[Dataset entries]
— start —

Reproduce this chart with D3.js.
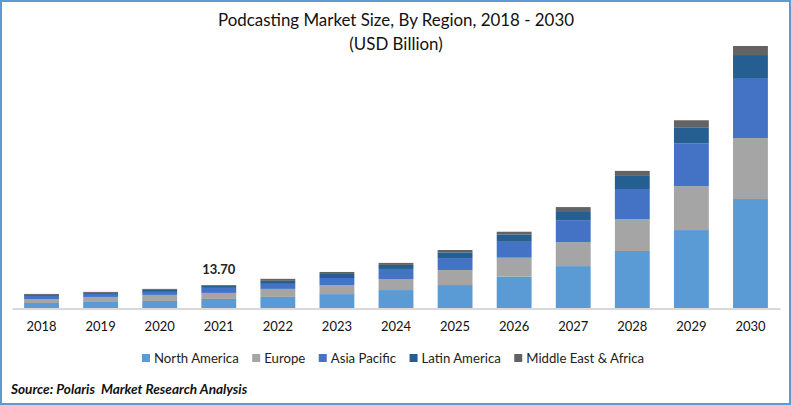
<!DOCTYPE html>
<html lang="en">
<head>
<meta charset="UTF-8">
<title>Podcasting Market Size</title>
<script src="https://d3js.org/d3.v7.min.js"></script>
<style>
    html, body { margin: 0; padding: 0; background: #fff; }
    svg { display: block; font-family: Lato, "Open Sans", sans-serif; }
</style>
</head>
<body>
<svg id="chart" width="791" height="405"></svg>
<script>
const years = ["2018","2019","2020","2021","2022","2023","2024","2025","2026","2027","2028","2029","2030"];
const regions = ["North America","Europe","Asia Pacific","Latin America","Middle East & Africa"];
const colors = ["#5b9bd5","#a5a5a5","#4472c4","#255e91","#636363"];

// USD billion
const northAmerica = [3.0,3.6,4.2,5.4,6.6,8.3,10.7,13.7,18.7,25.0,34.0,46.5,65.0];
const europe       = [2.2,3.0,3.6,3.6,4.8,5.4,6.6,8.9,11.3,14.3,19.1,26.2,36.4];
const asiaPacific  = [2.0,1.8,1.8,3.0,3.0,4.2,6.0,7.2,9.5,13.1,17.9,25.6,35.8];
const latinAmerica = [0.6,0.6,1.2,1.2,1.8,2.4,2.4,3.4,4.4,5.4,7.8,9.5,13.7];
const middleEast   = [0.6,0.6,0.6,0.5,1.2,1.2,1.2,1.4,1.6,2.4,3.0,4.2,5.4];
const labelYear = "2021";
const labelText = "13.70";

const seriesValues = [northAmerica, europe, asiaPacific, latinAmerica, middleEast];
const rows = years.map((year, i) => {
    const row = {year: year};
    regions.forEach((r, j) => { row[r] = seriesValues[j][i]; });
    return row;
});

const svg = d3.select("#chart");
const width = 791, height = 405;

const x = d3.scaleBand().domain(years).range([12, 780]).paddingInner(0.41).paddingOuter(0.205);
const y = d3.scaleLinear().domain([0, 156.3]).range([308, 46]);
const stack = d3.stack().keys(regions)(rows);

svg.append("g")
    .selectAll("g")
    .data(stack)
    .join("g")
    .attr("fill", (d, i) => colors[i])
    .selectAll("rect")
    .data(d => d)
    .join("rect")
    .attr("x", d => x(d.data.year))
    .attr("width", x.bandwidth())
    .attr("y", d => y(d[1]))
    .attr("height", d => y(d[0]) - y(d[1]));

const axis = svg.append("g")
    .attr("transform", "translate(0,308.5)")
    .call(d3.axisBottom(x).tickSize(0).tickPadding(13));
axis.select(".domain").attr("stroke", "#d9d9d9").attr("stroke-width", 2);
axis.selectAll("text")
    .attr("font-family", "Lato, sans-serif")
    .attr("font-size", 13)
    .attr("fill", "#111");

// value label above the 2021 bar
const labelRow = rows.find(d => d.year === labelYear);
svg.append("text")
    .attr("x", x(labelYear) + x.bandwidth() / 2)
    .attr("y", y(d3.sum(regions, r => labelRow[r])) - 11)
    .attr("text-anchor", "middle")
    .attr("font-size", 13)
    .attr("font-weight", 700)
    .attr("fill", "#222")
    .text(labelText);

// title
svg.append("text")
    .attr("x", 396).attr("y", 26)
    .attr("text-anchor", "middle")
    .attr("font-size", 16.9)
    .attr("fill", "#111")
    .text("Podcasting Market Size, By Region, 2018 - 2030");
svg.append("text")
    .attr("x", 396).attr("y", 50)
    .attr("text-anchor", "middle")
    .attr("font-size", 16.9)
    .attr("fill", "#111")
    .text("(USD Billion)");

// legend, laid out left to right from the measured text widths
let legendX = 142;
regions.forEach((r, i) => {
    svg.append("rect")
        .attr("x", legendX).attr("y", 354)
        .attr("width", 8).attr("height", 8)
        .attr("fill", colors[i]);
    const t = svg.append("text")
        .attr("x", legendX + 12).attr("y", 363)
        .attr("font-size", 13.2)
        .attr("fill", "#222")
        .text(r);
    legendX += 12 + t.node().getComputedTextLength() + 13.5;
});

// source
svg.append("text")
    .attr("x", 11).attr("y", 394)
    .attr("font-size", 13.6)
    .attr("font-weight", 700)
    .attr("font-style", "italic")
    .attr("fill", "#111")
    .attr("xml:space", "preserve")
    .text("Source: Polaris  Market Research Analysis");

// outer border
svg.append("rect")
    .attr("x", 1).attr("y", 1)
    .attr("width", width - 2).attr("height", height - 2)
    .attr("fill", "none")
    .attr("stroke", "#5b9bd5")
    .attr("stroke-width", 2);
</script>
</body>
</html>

— end —
— start —

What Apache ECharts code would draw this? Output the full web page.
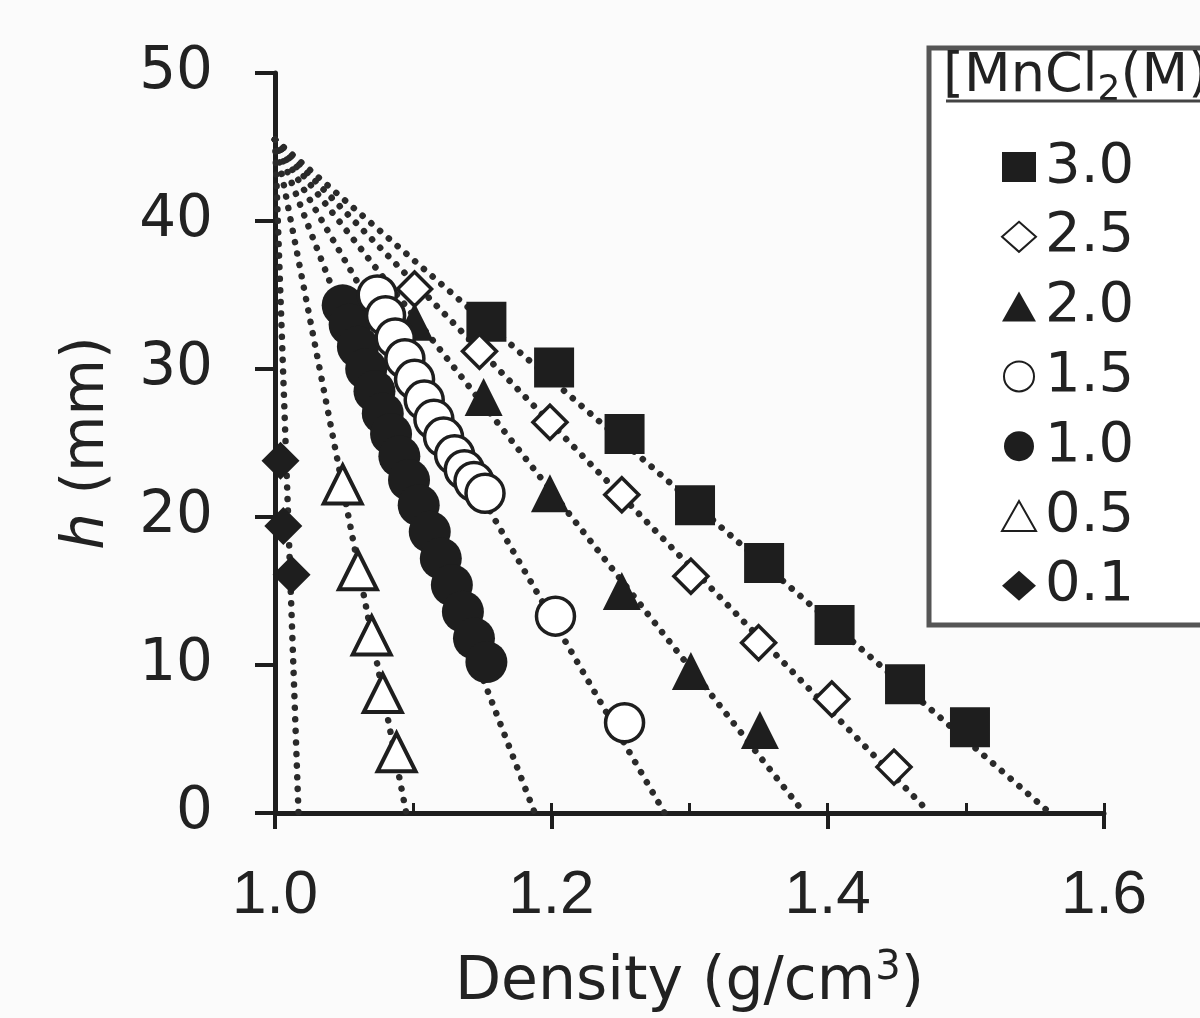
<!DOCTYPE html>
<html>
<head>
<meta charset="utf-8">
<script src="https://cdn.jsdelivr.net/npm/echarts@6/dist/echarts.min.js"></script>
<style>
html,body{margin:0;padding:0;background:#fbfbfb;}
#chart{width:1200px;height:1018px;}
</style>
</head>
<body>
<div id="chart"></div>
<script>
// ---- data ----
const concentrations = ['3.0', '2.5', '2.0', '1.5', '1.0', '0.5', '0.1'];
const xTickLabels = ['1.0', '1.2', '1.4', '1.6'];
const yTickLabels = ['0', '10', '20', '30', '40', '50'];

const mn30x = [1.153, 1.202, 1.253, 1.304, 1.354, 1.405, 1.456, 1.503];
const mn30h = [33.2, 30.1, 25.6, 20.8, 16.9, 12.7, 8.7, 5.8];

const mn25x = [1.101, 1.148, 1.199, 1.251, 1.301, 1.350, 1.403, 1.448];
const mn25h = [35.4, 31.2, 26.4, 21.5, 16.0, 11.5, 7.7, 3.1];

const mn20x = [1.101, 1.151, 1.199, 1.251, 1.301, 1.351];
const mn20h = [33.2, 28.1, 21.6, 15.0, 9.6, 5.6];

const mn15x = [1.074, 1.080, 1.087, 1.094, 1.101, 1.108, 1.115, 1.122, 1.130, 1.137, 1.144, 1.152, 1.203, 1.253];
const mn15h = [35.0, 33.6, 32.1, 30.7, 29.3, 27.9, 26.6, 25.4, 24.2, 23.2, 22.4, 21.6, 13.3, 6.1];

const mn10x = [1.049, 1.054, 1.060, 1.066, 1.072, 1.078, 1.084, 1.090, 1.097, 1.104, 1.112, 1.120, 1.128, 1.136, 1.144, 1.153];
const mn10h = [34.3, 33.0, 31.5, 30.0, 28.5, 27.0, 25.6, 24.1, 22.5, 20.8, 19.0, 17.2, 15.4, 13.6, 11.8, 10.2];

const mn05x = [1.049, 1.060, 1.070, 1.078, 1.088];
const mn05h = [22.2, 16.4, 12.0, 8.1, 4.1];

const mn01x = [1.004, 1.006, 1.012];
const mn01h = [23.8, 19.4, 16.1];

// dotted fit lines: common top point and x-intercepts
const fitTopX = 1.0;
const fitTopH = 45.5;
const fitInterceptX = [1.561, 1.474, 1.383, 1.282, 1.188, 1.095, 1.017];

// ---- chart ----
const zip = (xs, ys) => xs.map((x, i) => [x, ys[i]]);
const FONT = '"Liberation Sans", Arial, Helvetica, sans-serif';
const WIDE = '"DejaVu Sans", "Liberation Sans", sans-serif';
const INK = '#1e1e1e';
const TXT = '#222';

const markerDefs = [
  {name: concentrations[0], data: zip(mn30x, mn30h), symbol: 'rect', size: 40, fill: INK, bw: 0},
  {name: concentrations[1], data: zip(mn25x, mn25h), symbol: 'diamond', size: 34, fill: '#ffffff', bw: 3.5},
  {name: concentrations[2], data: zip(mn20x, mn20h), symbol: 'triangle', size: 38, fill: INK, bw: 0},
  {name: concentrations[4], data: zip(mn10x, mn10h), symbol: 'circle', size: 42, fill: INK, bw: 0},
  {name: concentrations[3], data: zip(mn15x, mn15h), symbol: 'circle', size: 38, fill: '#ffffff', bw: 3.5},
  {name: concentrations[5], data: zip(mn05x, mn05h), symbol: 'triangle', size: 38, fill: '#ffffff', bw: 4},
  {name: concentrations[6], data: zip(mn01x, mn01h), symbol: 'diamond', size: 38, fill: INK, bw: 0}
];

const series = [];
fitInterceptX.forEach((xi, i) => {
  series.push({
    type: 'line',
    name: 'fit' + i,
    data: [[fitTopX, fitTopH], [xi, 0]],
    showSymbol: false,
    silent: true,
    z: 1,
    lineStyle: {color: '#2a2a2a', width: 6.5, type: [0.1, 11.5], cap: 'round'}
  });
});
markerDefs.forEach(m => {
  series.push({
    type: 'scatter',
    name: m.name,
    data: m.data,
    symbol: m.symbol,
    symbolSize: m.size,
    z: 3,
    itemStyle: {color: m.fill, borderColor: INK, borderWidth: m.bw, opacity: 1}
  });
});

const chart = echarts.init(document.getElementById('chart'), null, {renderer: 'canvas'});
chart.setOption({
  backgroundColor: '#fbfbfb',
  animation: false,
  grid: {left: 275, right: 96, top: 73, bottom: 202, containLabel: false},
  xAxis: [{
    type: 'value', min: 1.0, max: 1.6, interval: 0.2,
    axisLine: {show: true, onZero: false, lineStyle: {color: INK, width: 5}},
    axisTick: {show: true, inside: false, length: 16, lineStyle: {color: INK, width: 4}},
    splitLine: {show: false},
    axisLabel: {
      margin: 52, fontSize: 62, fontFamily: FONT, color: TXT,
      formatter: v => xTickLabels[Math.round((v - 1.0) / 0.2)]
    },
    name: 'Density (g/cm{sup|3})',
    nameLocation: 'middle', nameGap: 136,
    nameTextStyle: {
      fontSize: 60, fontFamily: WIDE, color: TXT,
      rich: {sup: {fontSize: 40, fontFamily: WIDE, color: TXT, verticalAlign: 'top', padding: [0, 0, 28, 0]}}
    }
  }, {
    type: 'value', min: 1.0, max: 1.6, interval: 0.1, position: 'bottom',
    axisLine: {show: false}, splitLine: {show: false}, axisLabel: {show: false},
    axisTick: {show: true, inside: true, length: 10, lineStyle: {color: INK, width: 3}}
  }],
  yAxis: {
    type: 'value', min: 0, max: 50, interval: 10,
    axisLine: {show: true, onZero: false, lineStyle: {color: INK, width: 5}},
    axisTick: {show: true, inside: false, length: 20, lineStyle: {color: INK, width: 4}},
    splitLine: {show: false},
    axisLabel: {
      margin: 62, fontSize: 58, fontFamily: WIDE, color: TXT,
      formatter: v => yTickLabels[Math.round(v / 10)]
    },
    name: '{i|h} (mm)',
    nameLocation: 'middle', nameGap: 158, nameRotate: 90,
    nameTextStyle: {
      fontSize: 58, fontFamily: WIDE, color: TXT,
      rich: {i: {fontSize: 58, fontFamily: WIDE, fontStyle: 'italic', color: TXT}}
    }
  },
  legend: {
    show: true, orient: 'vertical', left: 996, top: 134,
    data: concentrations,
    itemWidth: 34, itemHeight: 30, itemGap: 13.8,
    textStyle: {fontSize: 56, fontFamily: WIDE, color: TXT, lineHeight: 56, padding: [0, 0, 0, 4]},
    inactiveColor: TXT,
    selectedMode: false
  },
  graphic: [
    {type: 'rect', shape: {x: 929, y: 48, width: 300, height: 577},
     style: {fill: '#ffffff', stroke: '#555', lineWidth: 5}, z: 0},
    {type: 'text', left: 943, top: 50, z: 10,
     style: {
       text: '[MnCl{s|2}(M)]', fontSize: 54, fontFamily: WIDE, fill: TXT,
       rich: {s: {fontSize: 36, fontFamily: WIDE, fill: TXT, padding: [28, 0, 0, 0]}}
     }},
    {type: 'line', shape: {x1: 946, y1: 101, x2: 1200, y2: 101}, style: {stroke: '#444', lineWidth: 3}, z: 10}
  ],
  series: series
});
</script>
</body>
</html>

— end —

Where does the word "this" appear? Return each line that holds it.

Reproduce this chart with D3.js.
What Apache ECharts code would draw this? Output the full web page.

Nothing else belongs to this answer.